Madeleine continuó, en voz alta y alegre.

– Tenemos un pinot gris de California, un Barolo italiano y un Finger Lakes no se cuántos con un nombre bonito.

– Barolo para mí-dijo George.

– Quiero oír los detalles de este asesinato-declaró Peggy, que añadió, como si fuera una ocurrencia de última hora-: cualquier vino está bien. Menos el del nombre bonito.

– Yo tomaré Barolo, como George-dijo Gurney.

– ¿Puedes despejar la mesa ahora?-preguntó Madeleine.

– Por supuesto-dijo Gurney. Se volvió y empezó a juntar las muchas pilas de papeles en unas pocas-. Debería haberlo hecho esta mañana antes de mis reuniones en Tambury. Ya no puedo recordar nada.

Madeleine sonrió amenazadoramente, cogió un par de botellas de la despensa y se dispuso a extraer los corchos.

– ¿Entonces…?-dijo Peggy, todavía mirando a Gurney con expectación.

– ¿Cuánto recuerdas de las noticias?-preguntó.

– Una mujer exuberante asesinada con un hacha por un jardinero mexicano loco unos diez minutos después de casarse nada menos que con Scott Ashton.

– O sea, que sabes quién es.

– ¿Saber quién es? Dios, todo el mundo… Espera, deja que lleve eso. En el mundo de las ciencias sociales todos conocen a Scott Ashton, o al menos su reputación, sus libros, sus artículos de periódico. Es el terapeuta más puesto en temas relacionados con los abusos sexuales.

– ¿El más apuesto?-bromeó Madeleine, acercándose con dos copas de vino tinto.

George se carcajeó, un extraño sonido de su cuerpo, que era como un palillo.

Peggy hizo una mueca.

– No he elegido bien las palabras. Debería haber dicho el más famoso. Muchas terapias de vanguardia. Estoy seguro de que Dave puede contarnos un montón de cosas más. -Aceptó la copa que Madeleine le ofreció, dio un sorbito y sonrió-. Buenísimo, gracias.

– Así que mañana es el gran día, ¿eh?-dijo Madeleine.

Peggy pestañeó, confundida por el cambio de tema.

– El gran día-repitió George.

– Un hijo no se va a Harvard todos los días ¿verdad?-dijo Madeleine-. ¿Y no nos has dicho que iba a especializarse en biología?

– Ese es el plan-dijo George, siempre un científico cauto.
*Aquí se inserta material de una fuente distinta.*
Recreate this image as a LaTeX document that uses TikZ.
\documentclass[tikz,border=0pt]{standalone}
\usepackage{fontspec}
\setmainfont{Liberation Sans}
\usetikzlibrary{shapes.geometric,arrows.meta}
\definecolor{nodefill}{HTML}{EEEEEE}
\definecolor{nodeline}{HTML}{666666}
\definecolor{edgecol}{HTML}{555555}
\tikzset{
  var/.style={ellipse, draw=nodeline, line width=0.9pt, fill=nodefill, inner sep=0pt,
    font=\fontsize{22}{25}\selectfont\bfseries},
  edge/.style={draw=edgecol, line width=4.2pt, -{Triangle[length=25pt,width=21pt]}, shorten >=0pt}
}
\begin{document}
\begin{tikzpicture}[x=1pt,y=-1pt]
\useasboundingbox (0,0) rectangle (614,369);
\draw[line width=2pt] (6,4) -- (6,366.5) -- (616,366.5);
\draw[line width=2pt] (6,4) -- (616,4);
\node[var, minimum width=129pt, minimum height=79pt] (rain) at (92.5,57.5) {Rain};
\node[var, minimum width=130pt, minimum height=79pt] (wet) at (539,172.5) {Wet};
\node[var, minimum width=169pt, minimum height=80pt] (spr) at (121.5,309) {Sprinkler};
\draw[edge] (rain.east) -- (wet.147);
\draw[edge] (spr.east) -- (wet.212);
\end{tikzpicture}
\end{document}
Ninguno de los dos mostró mucho interés por el tema, quizá porque era el tercero de sus hijos en seguir esa senda y todo lo que se podía decir ya se había dicho.

– ¿Todavía das clases?-Peggy dirigió la pregunta a Gurney.
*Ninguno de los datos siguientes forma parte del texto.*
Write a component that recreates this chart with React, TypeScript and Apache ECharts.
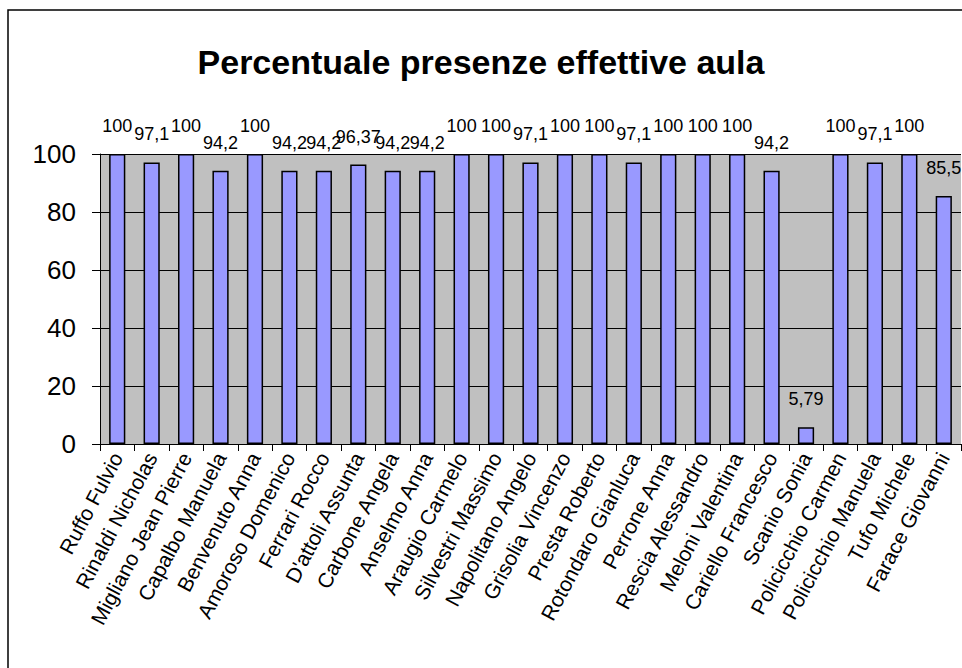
import React, { useEffect, useRef } from "react";
import * as echarts from "echarts";

const titleText = "Percentuale presenze effettive aula";

const names = [
  "Ruffo Fulvio",
  "Rinaldi Nicholas",
  "Migliano Jean Pierre",
  "Capalbo Manuela",
  "Benvenuto Anna",
  "Amoroso Domenico",
  "Ferrari Rocco",
  "D'attoli Assunta",
  "Carbone Angela",
  "Anselmo Anna",
  "Araugio Carmelo",
  "Silvestri Massimo",
  "Napolitano Angelo",
  "Grisolia Vincenzo",
  "Presta Roberto",
  "Rotondaro Gianluca",
  "Perrone Anna",
  "Rescia Alessandro",
  "Meloni Valentina",
  "Cariello Francesco",
  "Scanio Sonia",
  "Policicchio Carmen",
  "Policicchio Manuela",
  "Tufo Michele",
  "Farace Giovanni",
];

const presenze = [
  100, 97.1, 100, 94.2, 100, 94.2, 94.2, 96.37, 94.2, 94.2, 100, 100, 97.1,
  100, 100, 97.1, 100, 100, 100, 94.2, 5.79, 100, 97.1, 100, 85.5,
];

const yMin = 0;
const yMax = 100;
const yStep = 20;

const FONT = "'Liberation Sans', Arial, sans-serif";

export default function App() {
  const ref = useRef<HTMLDivElement>(null);

  useEffect(() => {
    if (!ref.current) return;
    const chart = echarts.init(ref.current, null, { renderer: "svg" });
    chart.setOption({
      animation: false,
      backgroundColor: "#ffffff",
      title: {
        text: titleText,
        left: "center",
        top: 40,
        textStyle: {
          fontFamily: FONT,
          fontWeight: "bold",
          fontSize: 34,
          color: "#000",
        },
      },
      graphic: [
        {
          type: "rect",
          shape: { x: 8, y: 10, width: 970, height: 680 },
          style: { fill: "none", stroke: "#000", lineWidth: 1.5 },
          silent: true,
          z: 100,
        },
      ],
      grid: {
        left: 100,
        top: 154,
        right: 1,
        bottom: 224,
        show: true,
        backgroundColor: "#C0C0C0",
        borderColor: "#808080",
        borderWidth: 0,
      },
      xAxis: {
        type: "category",
        data: names,
        boundaryGap: true,
        axisLine: { show: true, lineStyle: { color: "#000", width: 1 } },
        axisTick: {
          show: true,
          length: 7,
          alignWithLabel: false,
          lineStyle: { color: "#000" },
        },
        axisLabel: {
          interval: 0,
          rotate: 62,
          fontFamily: FONT,
          fontSize: 21,
          color: "#000",
          margin: 10,
        },
      },
      yAxis: {
        type: "value",
        min: yMin,
        max: yMax,
        interval: yStep,
        axisLine: { show: true, lineStyle: { color: "#000", width: 1 } },
        axisTick: { show: true, length: 8, lineStyle: { color: "#000" } },
        splitLine: { show: true, lineStyle: { color: "#000", width: 1 } },
        axisLabel: {
          fontFamily: FONT,
          fontSize: 26,
          color: "#000",
          margin: 24,
        },
      },
      series: [
        {
          type: "bar",
          data: presenze,
          barWidth: "47%",
          itemStyle: {
            color: "#9999FF",
            borderColor: "#000",
            borderWidth: 1.5,
          },
          label: {
            show: true,
            position: "top",
            distance: 19,
            fontFamily: FONT,
            fontSize: 18,
            color: "#000",
            formatter: (p: any) => String(p.value).replace(".", ","),
          },
        },
      ],
    });
    return () => chart.dispose();
  }, []);

  return (
    <div
      ref={ref}
      style={{ position: "fixed", left: 0, top: 0, width: 962, height: 668 }}
    />
  );
}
– ¿Te refieres a la academia?

– Conferenciante invitado, ¿no?

– Sí, lo hago de vez en cuando. Un seminario especial sobre operaciones secretas.

– Da un curso sobre la mentira-dijo Madeleine.

Los Meeker rieron con incomodidad. George apuró su copa de Barolo.

– Enseño a los buenos cómo mentir a los malos para que los malos les digan a los buenos lo que necesitamos saber.

– Esa es una definición-comentó Madeleine.

– ¡Tendrás grandes historias que contar!-dijo Peggy.

– George-dijo Madeleine, colocándose entre Peggy y Gurney-, deja que te llene la copa. -Él se la pasó, y Madeleine retrocedió hacia la isleta de la cocina-. Tiene que ser agradable que tus hijos sigan tus pasos.

– Bueno…, no enteramente mis pasos. Biología, sí, en un sentido general, pero hasta el momento ninguno de ellos ha manifestado el menor interés por la entomología, y mucho menos por mi propia especialidad de aracnología. Por el contrario…

– Eh, si no recuerdo mal-lo interrumpió Peggy-, ¿vosotros tenéis un hijo?

– David tiene un hijo-dijo Madeleine, volviendo a la isleta y sirviéndose un pinot grigio.

– Ah, sí. Tengo el nombre en la punta de la lengua, algo con L…, ¿o era con K?

– Kyle-dijo Gurney, como si fuera una palabra que rara vez pronunciaba.